The 80's may prove the decade of Hispanics also in that there is a new vitality, a new sense of consciousness, and a serious, albeit limited, attempt by Hispanics to participate in the mainstream of the political process. The 1980 primaries produced the first Hispanic committeeman in a Chicago ward. Mayor Byrne recently appointed the first Hispanic to the mayoral cabinet, Dr. Hugo Muriel, the commissioner of health. The 1980-appointed Chicago Board of Education counts three Hispanics among its 11 members, and other boards and commissions in the city have also acquired Hispanic members. The legislature continues, ever so grudgingly, to appropriate moneys for the continuing operation of the Spanish Speaking Peoples Study Commission, a group that advocates for Hispanics with the General Assembly and shares government information with the various Hispanic communities in the state.

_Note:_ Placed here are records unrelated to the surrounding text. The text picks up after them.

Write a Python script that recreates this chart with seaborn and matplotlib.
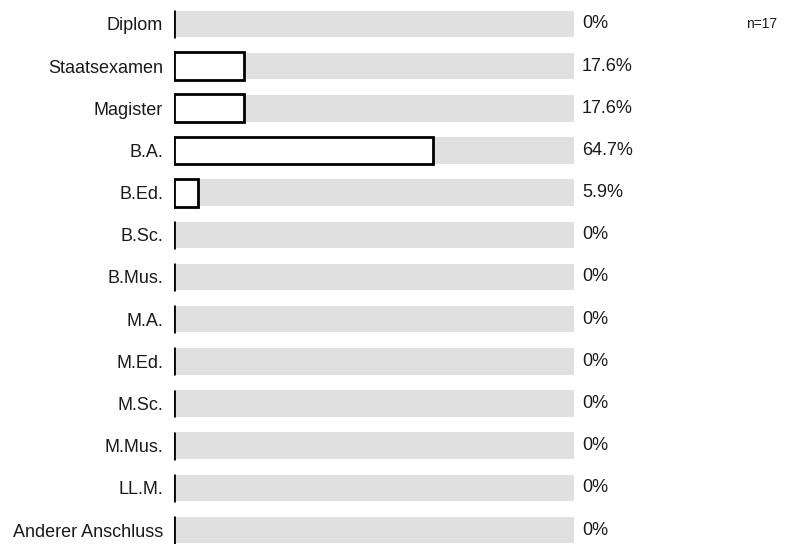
import matplotlib
matplotlib.use("Agg")
import matplotlib.pyplot as plt
import seaborn as sns
import pandas as pd

categories = ["Diplom", "Staatsexamen", "Magister", "B.A.", "B.Ed.", "B.Sc.",
              "B.Mus.", "M.A.", "M.Ed.", "M.Sc.", "M.Mus.", "LL.M.",
              "Anderer Anschluss"]
percent = [0, 17.6, 17.6, 64.7, 5.9, 0, 0, 0, 0, 0, 0, 0, 0]
full_scale = [100] * len(categories)
n_total = 17

sns.set_theme(style="white")
plt.rcParams["font.family"] = ["Liberation Sans", "DejaVu Sans"]

df = pd.DataFrame({"Abschluss": categories, "Anteil": percent, "Skala": full_scale})

fig = plt.figure(figsize=(7.85, 5.44), dpi=100)
ax = fig.add_axes([174 / 785, 0, 400 / 785, 1])

# grey track for the full 0-100 % range
sns.barplot(data=df, y="Abschluss", x="Skala", order=categories, color="#e0e0e0",
            width=0.63, linewidth=0, ax=ax, orient="h")
# outlined bars for the actual shares
sns.barplot(data=df, y="Abschluss", x="Anteil", order=categories, color="white",
            edgecolor="black", linewidth=2.0, width=0.66, ax=ax, orient="h")

for i, v in enumerate(percent):
    ax.text(102.0, i, f"{v:g}%", va="center", ha="left", fontsize=13, color="#1a1a1a")

ax.set_xlim(0, 100)
ax.set_ylim(12 + 14 / 42.17, -24 / 42.17)
ax.set_xlabel("")
ax.set_ylabel("")
ax.set_xticks([])
ax.tick_params(axis="y", length=0, pad=8, labelsize=13, labelcolor="#1a1a1a")
for s in ax.spines.values():
    s.set_visible(False)

fig.text(746 / 785, 1 - 24 / 544, f"n={n_total}", fontsize=10, va="center",
         ha="left", color="#1a1a1a")

fig.savefig("out.png", dpi=100)
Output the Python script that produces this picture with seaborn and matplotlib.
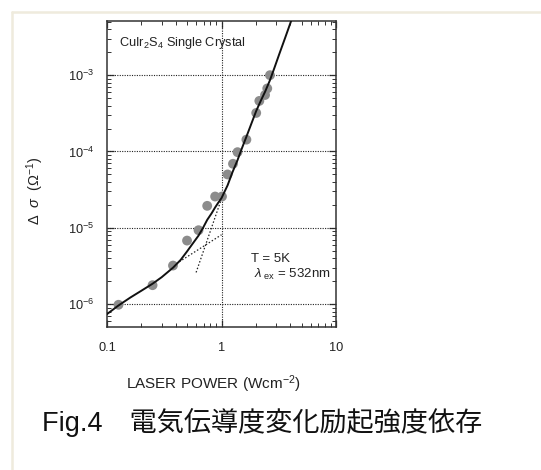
import numpy as np
import pandas as pd
import matplotlib
matplotlib.use("Agg")
import matplotlib.pyplot as plt
import seaborn as sns
from matplotlib.lines import Line2D
from matplotlib.ticker import LogLocator, NullFormatter

# measured points (laser power W/cm2, delta sigma 1/ohm)
power = [0.126, 0.25, 0.377, 0.50, 0.63, 0.75, 0.88, 1.01, 1.13, 1.26,
         1.38, 1.65, 2.01, 2.14, 2.40, 2.51, 2.65]
dsigma = [9.8e-7, 1.77e-6, 3.2e-6, 6.8e-6, 9.3e-6, 1.94e-5, 2.57e-5, 2.57e-5,
          5.0e-5, 6.9e-5, 9.8e-5, 1.43e-4, 3.2e-4, 4.6e-4, 5.5e-4, 6.7e-4, 1.0e-3]

# solid fit curve
fit_x = [0.10, 0.126, 0.16, 0.20, 0.25, 0.30, 0.377, 0.44, 0.50, 0.56, 0.63, 0.69,
         0.75, 0.82, 0.88, 0.94, 1.0, 1.13, 1.25, 1.38, 1.5, 1.65, 1.82, 2.01,
         2.2, 2.40, 2.65, 2.9, 3.2, 3.6, 4.05, 4.4]
fit_y = [7.4e-7, 9.6e-7, 1.22e-6, 1.5e-6, 1.85e-6, 2.25e-6, 3.0e-6, 3.8e-6, 4.9e-6,
         6.2e-6, 7.9e-6, 1.0e-5, 1.27e-5, 1.55e-5, 1.85e-5, 2.15e-5, 2.45e-5, 3.6e-5,
         5.4e-5, 7.7e-5, 1.08e-4, 1.56e-4, 2.3e-4, 3.4e-4, 4.6e-4, 6.05e-4, 8.6e-4,
         1.25e-3, 1.9e-3, 3.1e-3, 5.1e-3, 7.0e-3]

# dotted components
lin_x = [0.38, 1.0]
lin_y = [3.2e-6, 8.1e-6]
pow_x = [0.60, 0.99]
pow_y = [2.6e-6, 2.3e-5]

sns.set_style("ticks")
plt.rcParams['font.family'] = ['Liberation Sans', 'Noto Sans CJK JP', 'DejaVu Sans']
plt.rcParams['mathtext.fontset'] = 'custom'
plt.rcParams['mathtext.rm'] = 'Liberation Sans'
plt.rcParams['mathtext.it'] = 'Liberation Sans:italic'
plt.rcParams['mathtext.bf'] = 'Liberation Sans:bold'

W, H = 541, 470
fig = plt.figure(figsize=(W / 100, H / 100), dpi=100)
fig.patch.set_facecolor("white")

# thin beige frame lines of the page
frame_c = "#efebdd"
fig.add_artist(Line2D([11.5 / W, 1], [1 - 11.5 / H, 1 - 11.5 / H], color=frame_c, lw=1.8,
                      transform=fig.transFigure))
fig.add_artist(Line2D([11.5 / W, 11.5 / W], [0, 1 - 11.5 / H], color=frame_c, lw=1.8,
                      transform=fig.transFigure))

ax = fig.add_axes([107 / W, 1 - 327 / H, (336 - 107) / W, (327 - 21) / H])
ax.set_xscale("log")
ax.set_yscale("log")

# grid
for yv in [1e-6, 1e-5, 1e-4, 1e-3]:
    ax.axhline(yv, color="#222222", lw=0.8, ls=(0, (1, 1.2)), zorder=1)
ax.axvline(1, color="#222222", lw=0.8, ls=(0, (1, 1.2)), zorder=1)

sns.lineplot(x=lin_x, y=lin_y, ax=ax, color="#222222", lw=0.9, ls=(0, (1.2, 1.6)),
             estimator=None, sort=False, zorder=2)
sns.lineplot(x=pow_x, y=pow_y, ax=ax, color="#222222", lw=0.9, ls=(0, (1.2, 1.6)),
             estimator=None, sort=False, zorder=2)
sns.scatterplot(x=power, y=dsigma, ax=ax, color="#8c8c8c", s=50, edgecolor="none",
                zorder=3)
sns.lineplot(x=fit_x, y=fit_y, ax=ax, color="#111111", lw=1.4, estimator=None,
             sort=False, zorder=4)

# ticks
ax.xaxis.set_minor_locator(LogLocator(base=10, subs=np.arange(2, 10), numticks=20))
ax.yaxis.set_minor_locator(LogLocator(base=10, subs=np.arange(2, 10), numticks=20))
ax.xaxis.set_minor_formatter(NullFormatter())
ax.yaxis.set_minor_formatter(NullFormatter())
ax.set_xticks([0.1, 1, 10])
ax.set_xticklabels(["0.1", "1", "10"])
ax.set_yticks([1e-6, 1e-5, 1e-4, 1e-3])
ax.set_yticklabels([r"10$^{-6}$", r"10$^{-5}$", r"10$^{-4}$", r"10$^{-3}$"])
ax.tick_params(which="both", direction="in", top=True, right=True, colors="#333333",
               labelcolor="#222222", labelsize=9.2)
ax.tick_params(which="major", length=5, width=0.9)
ax.tick_params(axis="x", which="major", pad=11)
ax.tick_params(axis="y", which="major", pad=9)
ax.tick_params(which="minor", length=2.8, width=0.7)
ax.set_xlim(0.1, 10)
ax.set_ylim(10 ** -6.3, 10 ** -2.29)
for sp in ax.spines.values():
    sp.set_color("#333333")
    sp.set_linewidth(1.1)

ax.set_xlabel("")
ax.set_ylabel("")

fig.text(119 / W, 1 - 43 / H, r"CuIr$_2$S$_4$ Single Crystal", fontsize=9.2,
         color="#222222", va="center", ha="left")
fig.text(251 / W, 1 - 259 / H, "T = 5K", fontsize=9.5, color="#222222",
         va="center", ha="left")
fig.text(254 / W, 1 - 274 / H, r"$\mathit{\lambda}_{\rm\ ex}$ = 532nm", fontsize=9.5,
         color="#222222", va="center", ha="left")

fig.text(35 / W, 1 - 191 / H, r"$\Delta$  $\mathit{\sigma}$  ($\Omega^{-1}$)", fontsize=10.5,
         rotation=90, color="#222222", va="center", ha="center")
fig.text(213 / W, 1 - 384 / H, r"LASER POWER (Wcm$^{-2}$)", fontsize=11,
         color="#222222", va="center", ha="center")

fig.text(42 / W, 1 - 423 / H, "Fig.4\u3000電気伝導度変化励起強度依存", fontsize=19.5,
         color="#111111", va="center", ha="left")

fig.savefig("out.png", dpi=100)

February 1981/Illinois Issues/35


On the other hand, Hispanic youths, with unemployment rates paralleling those of blacks and with no avenue for political participation, are constituting time bombs with short fuses. Drop-out — or as communities prefer to call them, "push-out" — levels have reached over 70 percent for Puerto Rican pupils in the Chicago public schools. Illinois, like the rest of the country, can no longer afford to ignore Hispanics and their desire to join in the political process. When all is taken into account, the movement of the state in this regard is too slow — in fact, it is almost unnoticeable. No wonder Hispanics are not running out to vote: Illinois must set up a stronger vehicle of information for this minority. Hispanics will participate more actively once they know what the issues are, what their role can be in affecting them, and what they will gain from their place in the political process.